最終意見陳述で「一生涯をかけて償う」

次に検察官から被告人に質問があった。

検察官 メールアドレスを欲しがっている会社はたくさんあるので金になると思ってやったのか。

被告人 はい。

検察官 (情報が流出した結果)迷惑メールを送られた人は、アドレスを変更したりしなければならない。面倒な作業だとは思わないか。

被告人 (ITに慣れた人以外の)普通の人にとっては面倒だと思います。

検察官 事件の重大性は分かっているのか。

被告人 重大性は分かっています。

検察官 就職のあてはあるのか?

被告人 現在はなく、勉強するしかないです。アルバイトはできるのでそれで弁済していきたい。

この後、検察官による論告求刑が行われた。

検察官は「公訴事実も証明された。情状面でも、成功報酬目的で行ったものであり、酌量の余地はない。インターネットカフェを利用して犯行を行うなど、計画性もあり悪質。IT関連企業に勤める者がこのような犯行を行ったことは許されない」とし、懲役6カ月を求刑した。
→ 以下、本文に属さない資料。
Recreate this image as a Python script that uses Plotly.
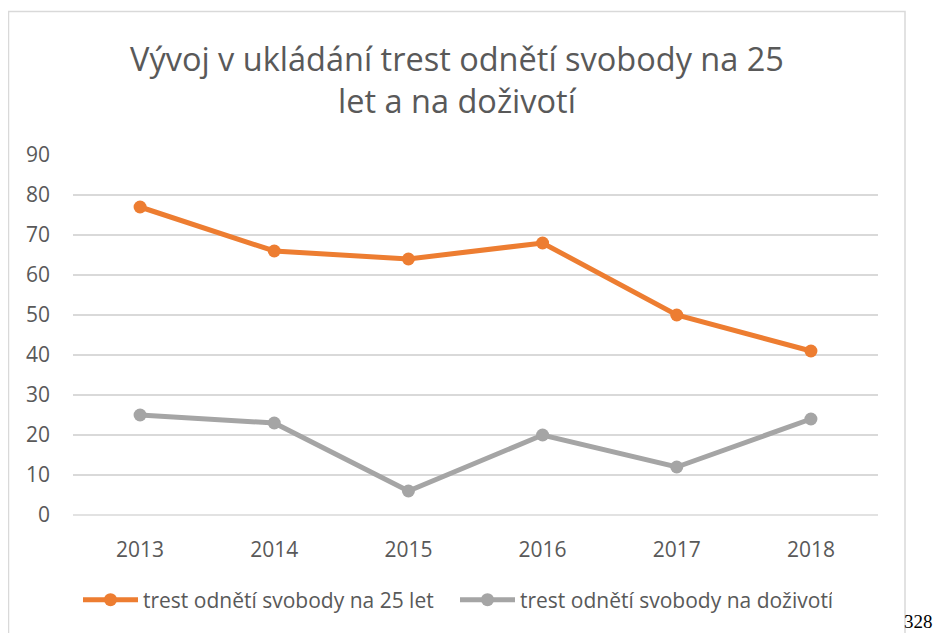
import plotly.graph_objects as go

years = ["2013", "2014", "2015", "2016", "2017", "2018"]
trest_25 = [77, 66, 64, 68, 50, 41]
trest_dozivoti = [25, 23, 6, 20, 12, 24]
y_ticks = [0, 10, 20, 30, 40, 50, 60, 70, 80, 90]

name_25 = "trest odnětí svobody na 25 let"
name_doz = "trest odnětí svobody na doživotí"
title_text = "Vývoj v ukládání trest odnětí svobody na 25<br>let a na doživotí"

OFF = 8  # page body margin
W, H = 941 - OFF, 633 - OFF
L, R, T, B = 73 - OFF, 878 - OFF, 155 - OFF, 515 - OFF
ml, mr, mt, mb = L, W - R, T, H - B
pw, ph = R - L, B - T

def px(x):
    return (x - OFF - L) / pw

def py(y):
    return (B - (y - OFF)) / ph

font = "Open Sans"
txt = "#595959"

fig = go.Figure()
fig.add_trace(go.Scatter(x=years, y=trest_25, name=name_25, mode="lines+markers",
                         line=dict(color="#ED7D31", width=5),
                         marker=dict(color="#ED7D31", size=13)))
fig.add_trace(go.Scatter(x=years, y=trest_dozivoti, name=name_doz, mode="lines+markers",
                         line=dict(color="#A5A5A5", width=5),
                         marker=dict(color="#A5A5A5", size=13)))

fig.update_layout(
    width=W, height=H,
    margin=dict(l=ml, r=mr, t=mt, b=mb, pad=0, autoexpand=False),
    paper_bgcolor="white", plot_bgcolor="white",
    font=dict(family=font, color=txt, size=20),
    showlegend=True,
    legend=dict(orientation="h", xref="container", yref="container",
                x=(78 - OFF) / W, y=(H - (600 - OFF)) / H, xanchor="left", yanchor="middle",
                font=dict(size=21, color=txt), itemwidth=55, tracegroupgap=0,
                entrywidth=307, entrywidthmode="pixels",
                bgcolor="rgba(0,0,0,0)"),
    xaxis=dict(type="category", range=[-0.5, 5.5], showgrid=False, zeroline=False,
               showline=False, ticks="", ticklabelstandoff=20,
               tickfont=dict(size=21, color=txt), fixedrange=True),
    yaxis=dict(range=[0, 90], tickvals=y_ticks, showgrid=True, gridcolor="#D9D9D9",
               gridwidth=1.5, zeroline=False, showline=False, ticks="",
               ticklabelstandoff=22, tickfont=dict(size=21, color=txt), fixedrange=True),
    shapes=[
        dict(type="line", xref="paper", yref="paper", x0=0, x1=1, y0=0, y1=0,
             line=dict(color="#D9D9D9", width=1.5), layer="below"),
        dict(type="rect", xref="paper", yref="paper",
             x0=px(8.5), x1=px(905), y0=py(650), y1=py(11.5),
             line=dict(color="#D9D9D9", width=1.5), fillcolor="rgba(0,0,0,0)", layer="below"),
    ],
    annotations=[
        dict(text=title_text, xref="paper", yref="paper", x=px(457), y=py(79),
             xanchor="center", yanchor="middle", showarrow=False,
             font=dict(family=font, size=32.5, color=txt), align="center"),
        dict(text="328", xref="paper", yref="paper", x=px(903), y=py(621),
             xanchor="left", yanchor="middle", showarrow=False, borderpad=0,
             font=dict(family="Liberation Serif", size=19, color="#000000")),
    ],
)

fig.write_html("out.html")
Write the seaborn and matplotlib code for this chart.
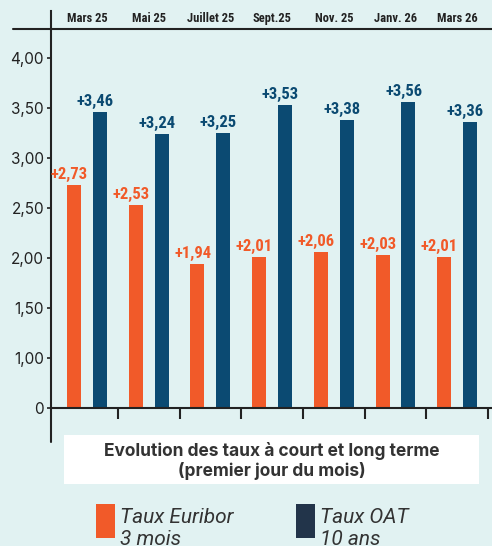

これに対し弁護人は、「今回流出した情報はメールアドレス以外にリアルなものではなく、バーチャルなもの。証券会社や病院の情報などとは質が違う。対価も得ていない。全国で報道されるなど社会的制裁も受けており、IT業界からは永久追放され、大学時代以来これまで得てきた知識も生かせない。次回の判決では、被告の社会での更生に資する判決を望む」と情状酌量を求めた。

被告人は最終意見陳述で、「自分がやってしまった軽率な行動でIT業界の信頼性も損ねてしまい猛省している。一生涯をかけて償うつもりです」と述べた。

公判は1時間にわたって行われ、結審した。